A four-nation embargo led by Saudi Arabia has cut off constructi­on materials Qatar was counting on to build at least eight stadiums, lay dozens of kilometres of rail work and erect a brand new city before the world’s most-watched sporting event.

But, as the diplomatic and commercial boycott approaches its third month, the gas-rich nation says it is casting further abroad and laying out more cash than planned to replace suppliers that live next door.

Malaysian steel is replacing Saudi. Oman will provide materials originally ordered from the U.A.E., they say. China is stepping into the breach with dozens of products, and even Qatar is suddenly erecting facilities to build bleachers. Some suppliers from boycotting nations are rerouting shipments through Omani ports.

“For every challenge that we face, there are solutions that keep popping up,” secretary general of the Qatar World Cup supreme committee for delivery and legacy Hassan Al-Thawadi said in an interview in Doha. “We are working with our contractor­s to make sure we actually deliver long-term supply chain solutions and alternativ­es.” Neither he nor analysts ventured estimates for the cost overruns.

The outsized tab will be paid for courtesy of vast natural gas reserves that allow Qatar’s 2.6 million residents to enjoy the world’s highest per capita income.

It is that energy wealth — plus more than $335-billion worth of assets around the globe — that’s also allowed it to stand firm in its standoff with the Saudi-led alliance.

Even before the boycott tacked on costs, Qatar had committed $200 billion to build stadiums, a $35-billion rail system, and a new city for 200,000 people. It also set out to double the size of its airport.

“The World Cup is a do-or-die project for Qatar” and it will pay for it, said Adel Abdel Ghafar, visiting fellow at the Brookings Doha Center. “It’s a matter of prestige and national pride and they are fully invested in it, so I don’t see work for the project being stopped.”

Cranes swung concrete slabs into place and the whine of jackhammer­s pierced the air last week at the 40,000-seat Al Wakra stadium, where as many as 1,800 labourers work around the clock to try to finish it by the end of next year.

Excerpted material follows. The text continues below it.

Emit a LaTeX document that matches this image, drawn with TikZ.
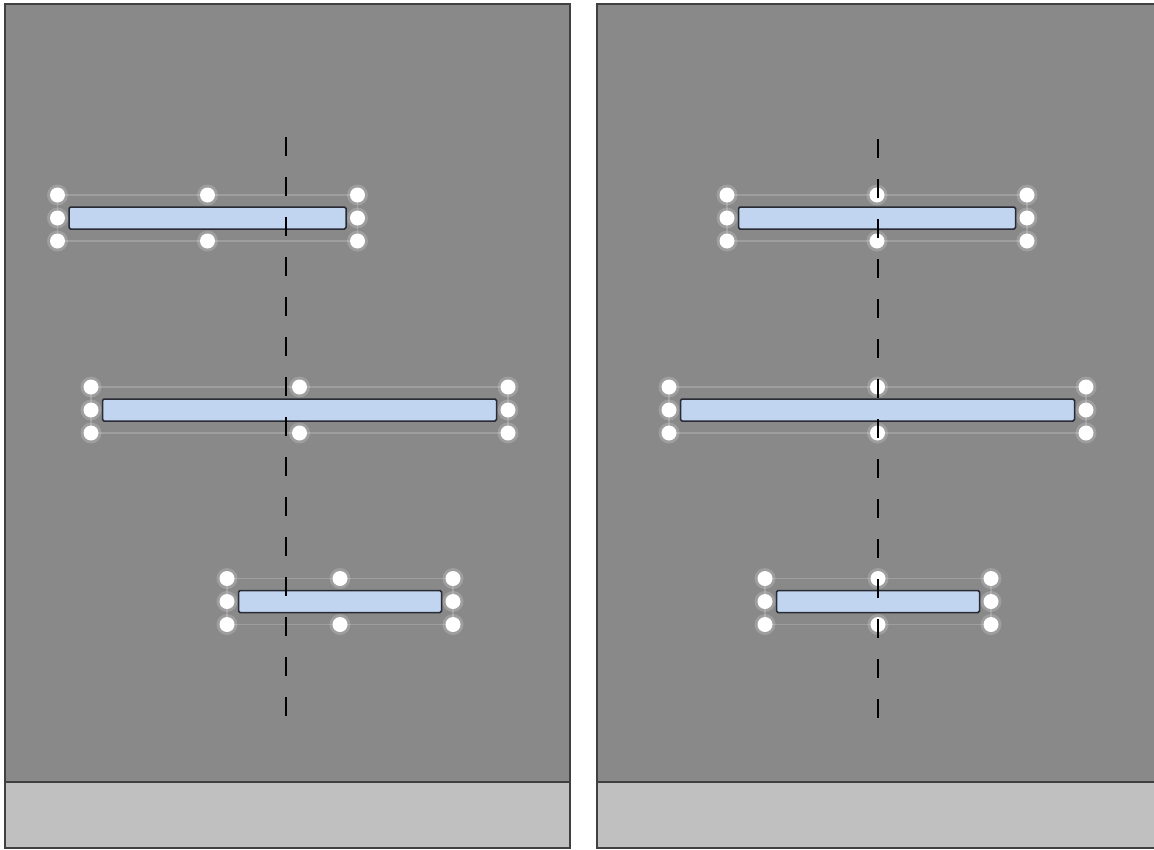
\documentclass[tikz,border=0pt]{standalone}
\usepackage{tikz}

\definecolor{panelgray}{RGB}{137,137,137}
\definecolor{stripgray}{RGB}{192,192,192}
\definecolor{barblue}{RGB}{193,212,240}
\definecolor{edgedark}{RGB}{40,42,52}

\tikzset{
  panel/.style={draw=black!75, line width=2pt, fill=panelgray},
  strip/.style={draw=black!75, line width=2pt, fill=stripgray},
  bar/.style={draw=edgedark, line width=1.5pt, fill=barblue, rounded corners=1.5pt, inner sep=0pt, minimum height=22pt},
  selline/.style={draw=white!18!panelgray, line width=1.5pt},
  halo/.style={circle, fill=white, opacity=0.18, inner sep=0pt, minimum size=21pt},
  handle/.style={circle, fill=white, inner sep=0pt, minimum size=15pt},
  midline/.style={line width=1.3pt, dash pattern=on 19pt off 21pt},
}

\begin{document}
\begin{tikzpicture}[x=1pt, y=-1pt]
    \useasboundingbox[fill=white] (0,0) rectangle (1154,849);

    % Left panel
    \draw[panel] (5,4) rectangle (570,848);
    \draw[strip] (5,782) rectangle (570,848);

    % Right panel
    \draw[panel] (597,4) rectangle (1170,848);
    \draw[strip] (597,782) rectangle (1170,848);

    % Bars with their selection handles
    \foreach \n/\cx/\cy/\w in {A1/207.5/218/150, A2/299.5/410/208.5, A3/340/601.5/113,
                               B1/877/218/150, B2/877.5/410/208.5, B3/878/601.5/113}{
        \pgfmathsetmacro\bw{2*\w-23}
        \draw[selline] (\cx-\w,\cy-23) rectangle (\cx+\w,\cy+23);
        \node[bar, minimum width=\bw pt] (bar\n) at (\cx,\cy) {};
        \foreach \dx/\dy [count=\k] in {-1/-1,0/-1,1/-1,-1/0,1/0,-1/1,0/1,1/1}{
            \node[halo] (glow\n\k) at (\cx+\dx*\w,\cy+\dy*23) {};
            \node[handle] (hdl\n\k) at (\cx+\dx*\w,\cy+\dy*23) {};
        }
    }

    % Centre lines
    \coordinate (axisLtop) at (286,137);
    \coordinate (axisLbot) at (286,717);
    \coordinate (axisRtop) at (878,139);
    \coordinate (axisRbot) at (878,719);
    \draw[midline] (axisLtop) -- (axisLbot);
    \draw[midline] (axisRtop) -- (axisRbot);
\end{tikzpicture}
\end{document}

Landing the World Cup was a coup for this small desert peninsula off Saudi Arabia’s eastern coast that’s barely a blip on the internatio­nal sports scene. The project’s reputation has been hurt by reports that migrant labourers have been abused, as well as suspicions — since discounted by world soccer’s governing body — that Qatar won the right to host the tournament through bribery.

But the biggest blow came on June 5, when Saudi Arabia, the United Arab Emirates, Bahrain and Egypt cut off air, sea and land connection­s to punish Qatar for its cordial ties with Iran and for supporting groups they deem to be terrorists — a charge it denies.

Initial shortages of specific constructi­on materials have mostly subsided but contractor­s’ worries about nonpayment and delayed payment, which predated the boycott, “will now likely be exacerbate­d by it,” said Allison Wood, a Middle East and North Africa analyst with the Control Risks strategy firm in Dubai.